TASK BRIEF =
Quote from the first line below through the line that contains "const variacoes = [5.41, 2.11, -2.37, 18.79];", both included, and leave the pictures out.

=====

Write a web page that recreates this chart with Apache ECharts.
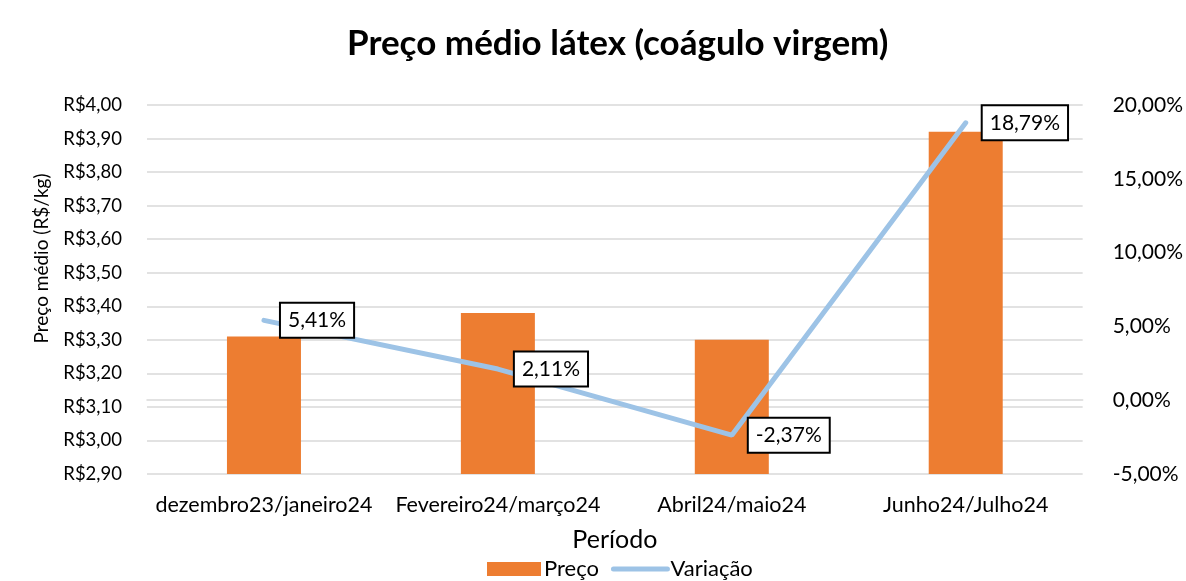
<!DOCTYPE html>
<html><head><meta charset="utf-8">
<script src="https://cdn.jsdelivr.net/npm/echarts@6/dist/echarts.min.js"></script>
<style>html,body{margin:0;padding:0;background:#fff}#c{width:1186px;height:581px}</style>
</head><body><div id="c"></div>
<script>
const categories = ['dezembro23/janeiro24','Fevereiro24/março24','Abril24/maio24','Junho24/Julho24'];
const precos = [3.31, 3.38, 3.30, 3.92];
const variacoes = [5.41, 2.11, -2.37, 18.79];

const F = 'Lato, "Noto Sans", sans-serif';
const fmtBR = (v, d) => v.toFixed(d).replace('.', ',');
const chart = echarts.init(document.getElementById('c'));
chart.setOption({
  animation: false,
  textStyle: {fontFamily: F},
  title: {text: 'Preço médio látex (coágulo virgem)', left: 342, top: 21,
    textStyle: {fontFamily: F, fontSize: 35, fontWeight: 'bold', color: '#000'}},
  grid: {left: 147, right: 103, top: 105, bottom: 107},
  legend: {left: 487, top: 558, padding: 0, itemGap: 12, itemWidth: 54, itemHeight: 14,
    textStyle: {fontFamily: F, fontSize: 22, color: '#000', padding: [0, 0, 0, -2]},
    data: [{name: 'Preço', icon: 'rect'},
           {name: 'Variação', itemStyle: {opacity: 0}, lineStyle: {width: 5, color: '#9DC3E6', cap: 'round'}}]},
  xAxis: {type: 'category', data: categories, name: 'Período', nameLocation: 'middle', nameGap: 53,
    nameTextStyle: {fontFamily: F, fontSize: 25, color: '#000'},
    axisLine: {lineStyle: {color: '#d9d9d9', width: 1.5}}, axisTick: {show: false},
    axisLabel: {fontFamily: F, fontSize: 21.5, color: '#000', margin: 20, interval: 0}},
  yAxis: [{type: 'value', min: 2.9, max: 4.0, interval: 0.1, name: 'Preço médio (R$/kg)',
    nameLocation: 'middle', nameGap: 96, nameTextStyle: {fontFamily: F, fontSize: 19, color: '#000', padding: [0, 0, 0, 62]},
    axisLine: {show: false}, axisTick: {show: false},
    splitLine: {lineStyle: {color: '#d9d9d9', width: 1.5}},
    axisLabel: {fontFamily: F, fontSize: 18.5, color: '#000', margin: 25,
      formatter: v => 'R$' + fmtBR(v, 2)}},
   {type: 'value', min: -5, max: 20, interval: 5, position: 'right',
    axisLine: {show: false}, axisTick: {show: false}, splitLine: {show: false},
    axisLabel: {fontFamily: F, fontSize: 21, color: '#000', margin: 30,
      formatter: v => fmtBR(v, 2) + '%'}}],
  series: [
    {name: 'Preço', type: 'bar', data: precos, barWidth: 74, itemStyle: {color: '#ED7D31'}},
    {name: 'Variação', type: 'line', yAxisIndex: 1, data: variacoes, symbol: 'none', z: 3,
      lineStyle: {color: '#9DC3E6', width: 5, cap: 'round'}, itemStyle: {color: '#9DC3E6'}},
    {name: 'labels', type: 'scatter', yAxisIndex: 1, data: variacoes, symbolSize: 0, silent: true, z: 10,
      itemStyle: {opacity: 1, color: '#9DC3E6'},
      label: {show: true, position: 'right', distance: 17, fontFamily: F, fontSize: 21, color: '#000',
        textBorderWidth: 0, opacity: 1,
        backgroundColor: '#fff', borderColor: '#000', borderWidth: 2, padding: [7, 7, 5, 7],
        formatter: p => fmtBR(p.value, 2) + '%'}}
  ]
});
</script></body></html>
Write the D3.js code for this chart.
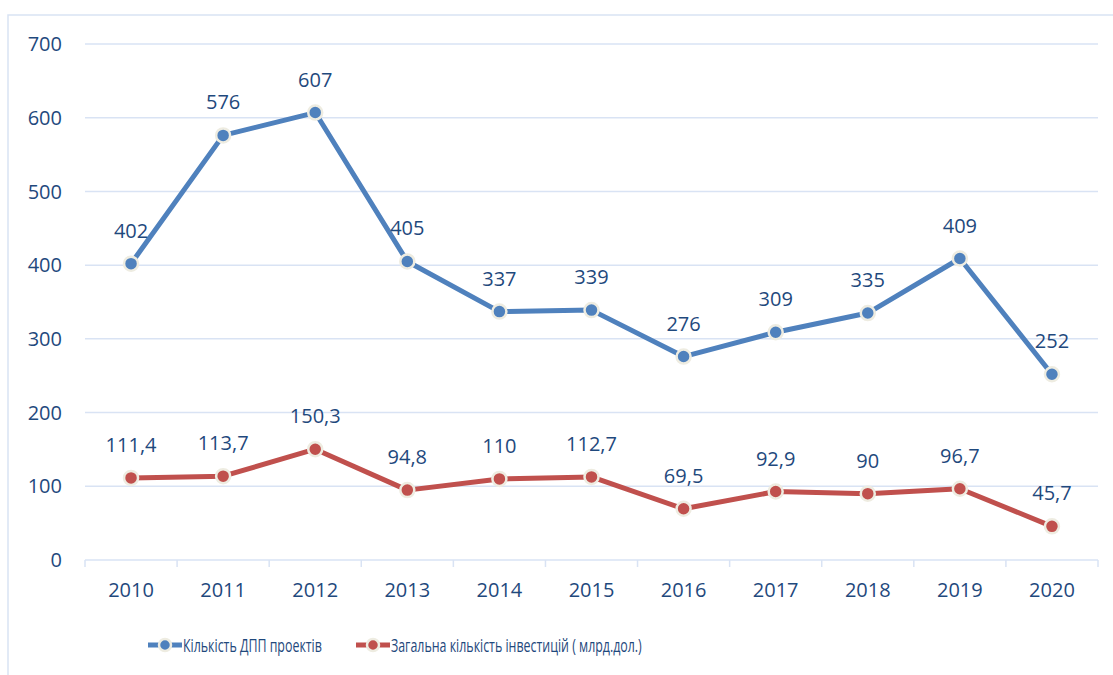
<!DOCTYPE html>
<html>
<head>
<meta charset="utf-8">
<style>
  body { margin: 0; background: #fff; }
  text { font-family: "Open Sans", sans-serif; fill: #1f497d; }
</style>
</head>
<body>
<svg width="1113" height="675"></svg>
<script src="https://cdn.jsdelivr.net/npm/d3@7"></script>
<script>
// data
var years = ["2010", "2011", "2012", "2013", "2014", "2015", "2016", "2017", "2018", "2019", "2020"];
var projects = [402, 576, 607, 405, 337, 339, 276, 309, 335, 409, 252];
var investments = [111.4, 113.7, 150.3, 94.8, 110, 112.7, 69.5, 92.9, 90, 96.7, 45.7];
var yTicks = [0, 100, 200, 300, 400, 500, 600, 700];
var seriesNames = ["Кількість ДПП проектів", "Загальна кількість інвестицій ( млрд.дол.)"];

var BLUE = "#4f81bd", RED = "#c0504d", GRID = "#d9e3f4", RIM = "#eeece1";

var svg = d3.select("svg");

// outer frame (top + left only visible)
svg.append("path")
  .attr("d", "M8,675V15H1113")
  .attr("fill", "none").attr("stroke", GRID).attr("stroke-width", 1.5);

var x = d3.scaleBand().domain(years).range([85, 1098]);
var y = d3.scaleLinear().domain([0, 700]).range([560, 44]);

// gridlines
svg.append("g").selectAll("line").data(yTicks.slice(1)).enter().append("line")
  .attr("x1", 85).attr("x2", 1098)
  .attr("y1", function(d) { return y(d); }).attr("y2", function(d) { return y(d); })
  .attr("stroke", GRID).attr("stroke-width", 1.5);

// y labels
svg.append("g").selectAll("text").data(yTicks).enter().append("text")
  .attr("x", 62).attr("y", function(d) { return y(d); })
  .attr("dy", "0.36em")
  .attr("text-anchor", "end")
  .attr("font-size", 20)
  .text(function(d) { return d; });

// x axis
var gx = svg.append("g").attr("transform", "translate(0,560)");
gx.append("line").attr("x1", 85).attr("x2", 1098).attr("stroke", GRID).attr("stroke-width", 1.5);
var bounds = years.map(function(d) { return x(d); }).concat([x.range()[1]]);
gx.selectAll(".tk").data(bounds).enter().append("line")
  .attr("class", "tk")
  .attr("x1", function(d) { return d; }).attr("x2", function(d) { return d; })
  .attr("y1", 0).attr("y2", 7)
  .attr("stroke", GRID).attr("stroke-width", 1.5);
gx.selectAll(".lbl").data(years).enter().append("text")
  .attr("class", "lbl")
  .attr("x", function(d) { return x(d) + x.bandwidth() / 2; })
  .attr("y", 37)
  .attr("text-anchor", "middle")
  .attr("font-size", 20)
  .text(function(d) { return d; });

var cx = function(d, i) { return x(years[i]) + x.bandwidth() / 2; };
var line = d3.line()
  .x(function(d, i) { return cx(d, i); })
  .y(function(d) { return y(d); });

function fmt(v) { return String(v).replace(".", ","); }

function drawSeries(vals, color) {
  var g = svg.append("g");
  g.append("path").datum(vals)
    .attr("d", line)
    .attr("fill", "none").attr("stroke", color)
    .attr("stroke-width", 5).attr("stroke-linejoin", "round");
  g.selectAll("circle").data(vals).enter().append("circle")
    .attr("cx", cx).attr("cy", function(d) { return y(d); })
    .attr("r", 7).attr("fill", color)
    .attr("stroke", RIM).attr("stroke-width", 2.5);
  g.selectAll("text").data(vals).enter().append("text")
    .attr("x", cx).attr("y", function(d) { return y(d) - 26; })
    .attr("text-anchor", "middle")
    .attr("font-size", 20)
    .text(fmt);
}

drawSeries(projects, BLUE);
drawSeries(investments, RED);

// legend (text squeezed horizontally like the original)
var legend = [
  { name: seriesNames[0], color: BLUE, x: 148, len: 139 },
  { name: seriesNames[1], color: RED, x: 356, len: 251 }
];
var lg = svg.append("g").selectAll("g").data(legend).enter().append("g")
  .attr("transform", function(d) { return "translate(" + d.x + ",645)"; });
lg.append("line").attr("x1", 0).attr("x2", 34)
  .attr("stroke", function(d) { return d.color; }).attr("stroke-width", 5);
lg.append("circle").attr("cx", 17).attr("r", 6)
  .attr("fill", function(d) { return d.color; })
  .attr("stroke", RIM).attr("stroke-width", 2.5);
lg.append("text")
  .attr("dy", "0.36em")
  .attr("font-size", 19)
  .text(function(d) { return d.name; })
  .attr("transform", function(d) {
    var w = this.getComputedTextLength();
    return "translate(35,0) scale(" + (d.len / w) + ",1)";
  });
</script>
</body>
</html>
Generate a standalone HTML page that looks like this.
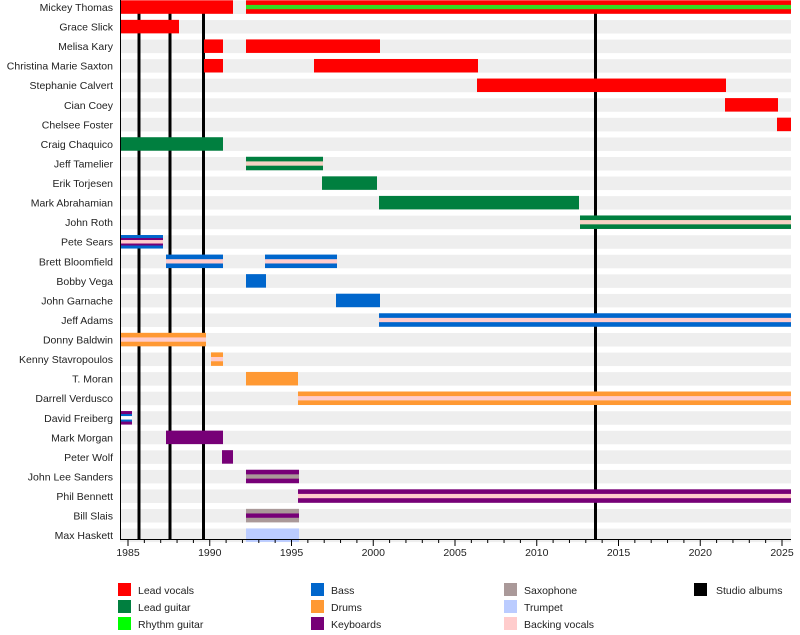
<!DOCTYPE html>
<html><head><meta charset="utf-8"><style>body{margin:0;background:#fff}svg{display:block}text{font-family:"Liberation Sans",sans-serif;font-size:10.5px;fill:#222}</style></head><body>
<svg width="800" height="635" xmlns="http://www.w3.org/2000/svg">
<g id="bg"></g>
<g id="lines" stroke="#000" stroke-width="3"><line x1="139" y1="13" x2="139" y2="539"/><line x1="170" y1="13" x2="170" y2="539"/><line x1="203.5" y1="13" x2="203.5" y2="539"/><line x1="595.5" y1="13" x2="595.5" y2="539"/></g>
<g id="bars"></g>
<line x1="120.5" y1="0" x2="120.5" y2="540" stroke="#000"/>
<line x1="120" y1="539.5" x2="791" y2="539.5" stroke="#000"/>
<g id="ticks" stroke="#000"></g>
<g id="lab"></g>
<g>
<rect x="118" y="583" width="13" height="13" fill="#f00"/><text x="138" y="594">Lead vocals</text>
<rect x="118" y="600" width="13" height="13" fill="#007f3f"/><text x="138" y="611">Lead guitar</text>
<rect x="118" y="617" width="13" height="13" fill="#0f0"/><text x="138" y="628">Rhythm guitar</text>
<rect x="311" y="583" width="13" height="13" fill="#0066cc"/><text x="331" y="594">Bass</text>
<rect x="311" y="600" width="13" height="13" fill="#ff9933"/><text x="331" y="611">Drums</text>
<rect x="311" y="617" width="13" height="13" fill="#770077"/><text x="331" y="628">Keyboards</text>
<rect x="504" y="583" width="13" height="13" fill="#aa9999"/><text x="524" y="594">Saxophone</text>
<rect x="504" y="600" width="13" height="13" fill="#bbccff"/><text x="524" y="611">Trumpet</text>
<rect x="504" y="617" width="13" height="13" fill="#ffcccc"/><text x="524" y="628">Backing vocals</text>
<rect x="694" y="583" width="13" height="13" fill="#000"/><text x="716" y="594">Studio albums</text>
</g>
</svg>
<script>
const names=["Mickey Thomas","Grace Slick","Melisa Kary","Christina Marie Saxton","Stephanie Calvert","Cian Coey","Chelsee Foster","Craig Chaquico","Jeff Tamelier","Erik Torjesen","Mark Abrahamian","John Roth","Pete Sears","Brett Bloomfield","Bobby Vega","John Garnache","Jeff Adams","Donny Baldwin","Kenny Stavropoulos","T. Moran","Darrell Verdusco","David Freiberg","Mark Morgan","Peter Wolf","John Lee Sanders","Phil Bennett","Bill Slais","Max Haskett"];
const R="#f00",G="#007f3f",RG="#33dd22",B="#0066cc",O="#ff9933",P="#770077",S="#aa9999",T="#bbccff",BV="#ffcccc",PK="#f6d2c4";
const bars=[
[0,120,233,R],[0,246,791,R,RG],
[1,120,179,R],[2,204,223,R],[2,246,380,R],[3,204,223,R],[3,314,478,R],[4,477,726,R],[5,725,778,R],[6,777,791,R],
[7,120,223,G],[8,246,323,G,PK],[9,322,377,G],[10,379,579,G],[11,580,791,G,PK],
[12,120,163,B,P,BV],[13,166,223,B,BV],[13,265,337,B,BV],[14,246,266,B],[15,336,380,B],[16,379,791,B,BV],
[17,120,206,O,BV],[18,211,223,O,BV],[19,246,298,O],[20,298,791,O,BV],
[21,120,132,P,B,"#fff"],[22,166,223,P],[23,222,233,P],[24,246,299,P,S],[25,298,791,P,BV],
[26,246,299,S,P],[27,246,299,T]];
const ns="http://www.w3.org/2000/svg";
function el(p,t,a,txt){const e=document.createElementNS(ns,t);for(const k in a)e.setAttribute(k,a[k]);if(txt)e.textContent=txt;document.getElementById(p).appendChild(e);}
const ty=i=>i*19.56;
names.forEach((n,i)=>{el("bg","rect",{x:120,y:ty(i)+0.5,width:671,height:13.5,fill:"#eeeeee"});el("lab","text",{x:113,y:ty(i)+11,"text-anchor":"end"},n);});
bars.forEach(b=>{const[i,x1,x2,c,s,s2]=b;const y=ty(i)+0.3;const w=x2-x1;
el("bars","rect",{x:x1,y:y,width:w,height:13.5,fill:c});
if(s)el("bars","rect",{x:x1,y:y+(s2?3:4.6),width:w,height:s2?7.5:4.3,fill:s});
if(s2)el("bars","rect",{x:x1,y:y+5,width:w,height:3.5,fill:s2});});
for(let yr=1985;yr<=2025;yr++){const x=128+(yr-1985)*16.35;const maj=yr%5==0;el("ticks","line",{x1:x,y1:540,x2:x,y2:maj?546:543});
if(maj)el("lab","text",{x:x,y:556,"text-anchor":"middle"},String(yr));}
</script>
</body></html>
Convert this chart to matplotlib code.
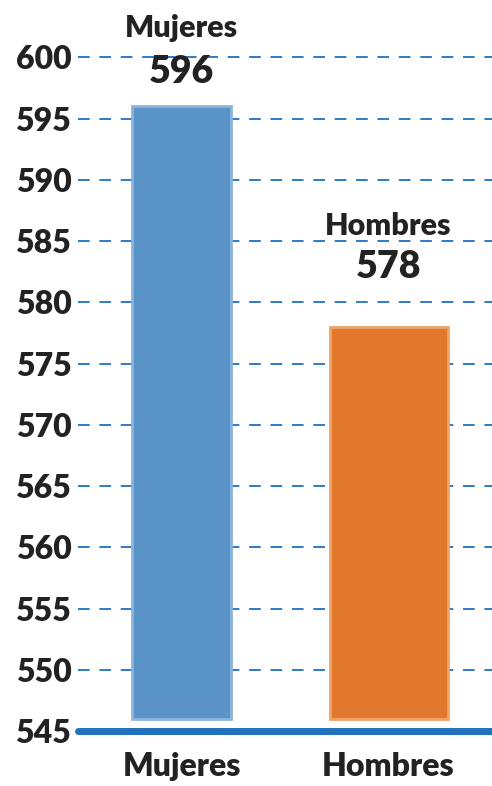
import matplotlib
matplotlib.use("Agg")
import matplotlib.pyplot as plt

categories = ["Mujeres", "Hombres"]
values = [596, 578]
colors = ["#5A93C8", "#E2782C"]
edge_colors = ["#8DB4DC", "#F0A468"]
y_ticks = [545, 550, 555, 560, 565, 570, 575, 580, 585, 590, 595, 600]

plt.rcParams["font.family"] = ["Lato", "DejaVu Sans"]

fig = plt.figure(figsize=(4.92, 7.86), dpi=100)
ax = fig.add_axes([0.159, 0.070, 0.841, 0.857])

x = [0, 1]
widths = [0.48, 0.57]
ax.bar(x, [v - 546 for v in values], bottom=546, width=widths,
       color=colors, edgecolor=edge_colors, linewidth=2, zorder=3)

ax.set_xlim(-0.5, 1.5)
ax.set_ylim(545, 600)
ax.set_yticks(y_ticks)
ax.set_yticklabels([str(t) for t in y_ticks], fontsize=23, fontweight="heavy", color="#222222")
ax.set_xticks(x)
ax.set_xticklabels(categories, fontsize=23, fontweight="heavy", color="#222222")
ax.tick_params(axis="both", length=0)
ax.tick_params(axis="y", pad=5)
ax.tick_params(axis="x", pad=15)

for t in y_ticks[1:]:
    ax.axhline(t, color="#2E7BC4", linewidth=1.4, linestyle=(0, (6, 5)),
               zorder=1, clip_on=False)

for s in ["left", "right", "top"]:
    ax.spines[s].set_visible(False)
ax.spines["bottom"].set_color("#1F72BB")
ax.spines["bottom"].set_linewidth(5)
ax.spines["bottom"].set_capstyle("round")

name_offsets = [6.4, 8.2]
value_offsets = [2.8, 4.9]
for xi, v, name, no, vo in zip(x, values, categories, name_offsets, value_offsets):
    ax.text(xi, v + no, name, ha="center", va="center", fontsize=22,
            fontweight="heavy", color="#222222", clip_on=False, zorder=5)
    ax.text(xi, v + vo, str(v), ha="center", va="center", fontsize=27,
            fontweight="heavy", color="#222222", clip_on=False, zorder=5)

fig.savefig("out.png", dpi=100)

=====

FINAL RESULT =
Write a web page that recreates this chart with Apache ECharts.
<!DOCTYPE html>
<html><head><meta charset="utf-8">
<script src="https://cdn.jsdelivr.net/npm/echarts@6/dist/echarts.min.js"></script>
<style>html,body{margin:0;padding:0;background:#fff}#c{width:1186px;height:581px}</style>
</head><body><div id="c"></div>
<script>
const categories = ['dezembro23/janeiro24','Fevereiro24/março24','Abril24/maio24','Junho24/Julho24'];
const precos = [3.31, 3.38, 3.30, 3.92];
const variacoes = [5.41, 2.11, -2.37, 18.79];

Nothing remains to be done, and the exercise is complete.